I’d like to do something like that :

Instead of taking something (called S) when the player is carrying something of the same kind of S : say "You already have a [kind of S] !".

I could make a rule for each kind of thing, but I’d like to understand how that works.

Thanks !

That’s something that comes up fairly often, but it’s a bit tough!

For one thing, “Kind of S” is not unique, since a thing can be a kind of something that is itself a kind of thing. Suppose clothing is a kind of thing, hats are a kind of clothing, and gloves are a kind of clothing. If the player has a hat and picks up gloves, should it refuse on the grounds that the player already has clothing? That’s probably not what you want.

There’s an extension Object Kinds by Brady Garvin which would let you get the most specific kind for any object, which would take care of the example above. But you still might not want this behavior; if you’ve defined things that aren’t of any special kind (like “A knife and a fork are in the Kitchen”), then they’ll both show up as kind “thing,” and you probably want the player to be able to pick them up. Though you could take care of this by special-casing so it doesn’t apply to “thing.”

My usual approach to this is to set up a relation among things of the same kind to block this, but then it wouldn’t give you the name of the kind. (That is, you could set a relation that relates every hat to every hat, every shoe to every shoe, and so on, and prevent the player from picking up something that bears that relation to something they’re carrying–but that rule wouldn’t give you a nice way to print “You already have a hat!”… though if you were willing to settle for the printed plural name property you could probably get the message “You don’t need two hats!”) So maybe Object kinds is the way to go.

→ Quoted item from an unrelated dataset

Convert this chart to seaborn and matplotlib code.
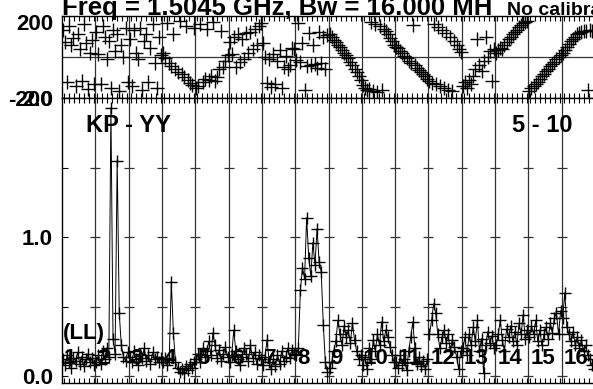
import numpy as np
import pandas as pd
import matplotlib
matplotlib.use("Agg")
import matplotlib.pyplot as plt
import seaborn as sns
from matplotlib.transforms import ScaledTranslation

# 16 IFs x 16 channels
n_if = 16
n_chan = 16
if_labels = [str(i) for i in range(1, n_if + 1)]
title = "Freq = 1.5045 GHz, Bw = 16.000 MH"
title_note = "No calibration"
baseline_label = "KP - YY"
time_label = "5 - 10"
stokes_label = "(LL)"

phase = [
    130, 75, -120, 150, 60, 95, -140, 110, 40, -115, 160, 70, -155, 20, 85, -130,
    120, 15, -130, 150, 100, -10, 80, -150, 130, 30, 110, -165, 60, 0, 140, -120,
    90, -140, 130, 20, -10, 140, -160, 80, 110, -120, 45, 160, -30, -150, 100, 10,
    20, -5, 165, -30, -45, 110, -60, -75, 175, -85, -100, 150, -110, -125, -135, 140,
    -150, -140, 160, -120, -105, 135, -110, -95, 170, -115, -100, -60, 125, -50, -20, 10,
    75, 15, 100, -50, 110, -25, 90, -10, 115, 20, 120, 40, 135, 60, 150, 165,
    70, 0, -125, -10, -145, 15, -130, -20, 35, -150, -50, 5, -60, -40, 45, 40,
    -15, 165, -25, 70, -160, -45, 115, -40, 60, -35, -55, 120, -30, 100, -60, 105,
    110, 100, 85, 75, 60, 50, 35, 20, 10, -5, -25, -40, -60, -75, -95, -110,
    -135, -150, -160, -155, 172, -165, 160, -170, 150, -160, 135, 125, 110, 95, 80, 60,
    50, 45, 30, 20, 5, -5, -20, -30, 155, -40, -55, -65, -75, -85, -95, -105,
    -115, -125, 160, -130, 145, -140, 130, -150, 115, -160, 100, -165, 80, 60, 40, 25,
    -140, -120, -150, -110, -130, -95, -60, 90, -40, -70, -20, 100, 0, 30, -115, 40,
    20, 35, 45, 40, 60, 75, 90, 100, 110, 120, 130, 145, 155, 165, 170, 178,
    -165, -150, -140, -130, -120, -105, -95, -85, -70, -60, -45, -35, -25, -10, 0, 10,
    20, 35, 50, 65, 80, 90, 100, 110, 115, 120, 125, 125, -160, 130, 128, 130,
]

amp = [
    0.12, 0.08, 0.15, 0.10, 0.06, 0.13, 0.11, 0.17, 0.09, 0.14, 0.07, 0.12, 0.16, 0.10, 0.13, 0.08,
    0.10, 0.15, 0.09, 0.18, 0.12, 0.20, 0.14, 1.93, 0.27, 0.16, 1.55, 0.45, 0.22, 0.14, 0.11, 0.17,
    0.14, 0.10, 0.18, 0.12, 0.08, 0.16, 0.13, 0.20, 0.11, 0.15, 0.09, 0.17, 0.12, 0.14, 0.10, 0.13,
    0.10, 0.13, 0.08, 0.12, 0.68, 0.31, 0.10, 0.06, 0.03, 0.05, 0.02, 0.07, 0.04, 0.09, 0.06, 0.10,
    0.12, 0.16, 0.10, 0.20, 0.14, 0.18, 0.25, 0.15, 0.31, 0.22, 0.13, 0.19, 0.11, 0.16, 0.21, 0.14,
    0.10, 0.15, 0.33, 0.18, 0.12, 0.08, 0.14, 0.20, 0.16, 0.11, 0.22, 0.13, 0.17, 0.09, 0.15, 0.12,
    0.08, 0.14, 0.26, 0.10, 0.05, 0.12, 0.07, 0.15, 0.09, 0.18, 0.11, 0.14, 0.20, 0.13, 0.19, 0.16,
    0.15, 0.20, 0.62, 0.78, 0.70, 1.14, 0.85, 0.72, 0.96, 0.80, 1.06, 0.82, 0.75, 0.37, 0.10, 0.03,
    0.06, 0.10, 0.18, 0.25, 0.40, 0.30, 0.22, 0.36, 0.28, 0.33, 0.24, 0.38, 0.26, 0.18, 0.12, 0.15,
    0.08, 0.14, 0.05, 0.20, 0.12, 0.26, 0.18, 0.30, 0.22, 0.39, 0.25, 0.33, 0.28, 0.21, 0.15, 0.10,
    0.10, 0.06, 0.15, 0.08, 0.12, 0.04, 0.18, 0.28, 0.39, 0.20, 0.09, 0.14, 0.07, 0.11, 0.05, 0.12,
    0.30, 0.40, 0.52, 0.45, 0.30, 0.20, 0.28, 0.33, 0.24, 0.30, 0.18, 0.26, 0.21, 0.14, 0.05, 0.18,
    0.20, 0.28, 0.15, 0.30, 0.22, 0.35, 0.25, 0.40, 0.18, 0.27, 0.02, 0.22, 0.32, 0.24, 0.29, 0.20,
    0.22, 0.30, 0.40, 0.26, 0.18, 0.34, 0.28, 0.36, 0.25, 0.32, 0.22, 0.38, 0.30, 0.44, 0.27, 0.33,
    0.28, 0.36, 0.30, 0.40, 0.25, 0.33, 0.22, 0.30, 0.35, 0.27, 0.38, 0.31, 0.42, 0.45, 0.30, 0.47,
    0.42, 0.60, 0.35, 0.30, 0.25, 0.32, 0.22, 0.28, 0.20, 0.26, 0.18, 0.22, 0.15, 0.12, 0.08, 0.05,
]

chan = np.arange(n_if * n_chan)
df = pd.DataFrame({"chan": chan, "ifno": chan // n_chan, "amp": amp, "phase": phase})

sns.set_style("white")
plt.rcParams["font.family"] = ["Liberation Sans", "DejaVu Sans"]
plt.rcParams["font.weight"] = "bold"
plt.rcParams["font.size"] = 16
plt.rcParams["text.color"] = "black"
plt.rcParams["ytick.color"] = "black"
plt.rcParams["xtick.color"] = "black"

W, H = 593, 389
fig = plt.figure(figsize=(W / 100, H / 100), dpi=100)
ax_ph = fig.add_axes([62 / W, 1 - 98 / H, 533 / W, 82 / H])
ax_amp = fig.add_axes([62 / W, 1 - 383 / H, 533 / W, 285 / H])

ink = "black"
sns.scatterplot(data=df, x="chan", y="phase", marker="+", s=95, color=ink,
                linewidth=1.0, ax=ax_ph, legend=False, clip_on=True)
sns.lineplot(data=df, x="chan", y="amp", units="ifno", estimator=None,
             color="black", lw=0.7, marker="+", markersize=9,
             markeredgewidth=1.0, markeredgecolor=ink, ax=ax_amp, legend=False)

bounds = np.arange(1, n_if) * n_chan - 0.5
minor = np.concatenate([k * n_chan - 0.5 + 1 + 2.4 * np.arange(7) for k in range(n_if)])

for ax in (ax_ph, ax_amp):
    ax.set_xlim(-0.5, n_if * n_chan - 0.5)
    for b in bounds:
        ax.axvline(b, color="#333333", lw=0.9, zorder=0)
    ax.set_xticks([])
    ax.set_xticks(minor, minor=True)
    ax.tick_params(axis="x", which="minor", direction="in", top=True, bottom=True,
                   length=3.5, width=0.8, color="black")
    ax.tick_params(axis="y", direction="in", left=True, length=4, width=0.8,
                   pad=6.5, labelsize=16, color="black", labelcolor="black")
    ax.set_xlabel("")
    ax.set_ylabel("")
    for sp in ax.spines.values():
        sp.set_color("black")
        sp.set_linewidth(1.0)

ax_ph.set_ylim(-200, 200)
ax_ph.axhline(0, color="#333333", lw=0.9, zorder=0)
ax_ph.set_yticks([-200, 200])
ax_ph.set_yticklabels(["-200", "200"], fontweight="bold")
top_lab = ax_ph.get_yticklabels()[1]
top_lab.set_transform(top_lab.get_transform() + ScaledTranslation(0, -4 / 72, fig.dpi_scale_trans))

ax_amp.set_ylim(-0.05, 2.0)
ax_amp.set_yticks([0, 0.5, 1.0, 1.5, 2.0])
ax_amp.set_yticklabels(["0.0", "", "1.0", "", "2.0"], fontweight="bold")
bx, by = np.meshgrid(bounds, [0, 0.5, 1.0, 1.5])
ax_amp.plot(bx.ravel(), by.ravel(), ls="none", marker="_", ms=7.5, mew=0.9,
            color="#333333", zorder=1)

for k, lab in enumerate(if_labels):
    ax_amp.text(k * n_chan - 0.5 + 1.0, 0.085, lab, fontsize=16, fontweight="bold",
                ha="left", va="baseline", color="black")

ax_amp.text(0.045, 0.881, baseline_label, transform=ax_amp.transAxes, fontsize=17,
            fontweight="bold", ha="left", va="baseline")
ax_amp.text(0.957, 0.881, time_label, transform=ax_amp.transAxes, fontsize=17,
            fontweight="bold", ha="right", va="baseline")
ax_amp.text(0.002, 0.154, stokes_label, transform=ax_amp.transAxes, fontsize=16,
            fontweight="bold", ha="left", va="baseline")

fig.text(62 / W, 1 - 15 / H, title, fontsize=18.5, fontweight="bold",
         ha="left", va="baseline")
fig.text(507 / W, 1 - 15 / H, title_note, fontsize=14, fontweight="bold",
         ha="left", va="baseline")

fig.savefig("out.png", dpi=100)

As a note, the suggestion to make it easier to do things like this in native I7 is officially under review.

Thank you for the quick answer :slight_smile: I’ll give that extension a try. It always can be useful.

My aim is not particularly preventing the player from having two swords (for example). What I’d like to know, above all, is how to make the player take the sword which is lying on the ground - when Inform, by default, makes him " take " the sword he’s already carrying, which is absurd (or, there is something I don’t understand).

That’s odd – “take” normally tends to prefer things you’re not carrying, all other things being equal. For example, the following example takes the sword on the ground:

[code]Test Chamber is a room.

A sword is a kind of thing.

The player carries a sword.

The Test Chamber contains a sword.

Test me with “take sword”.[/code]

Can you post example code that replicates this specific problem?

:blush: :blush: :blush: :blush: Well… it works. I don’t how I managed to have problems with that - probably my own bad-written rules, interfering with this and that … Thank you !

Hey, Emily would like to encourage people to add uservoice votes. That’ll make it more visible. Since it comes up often, it should be more visible!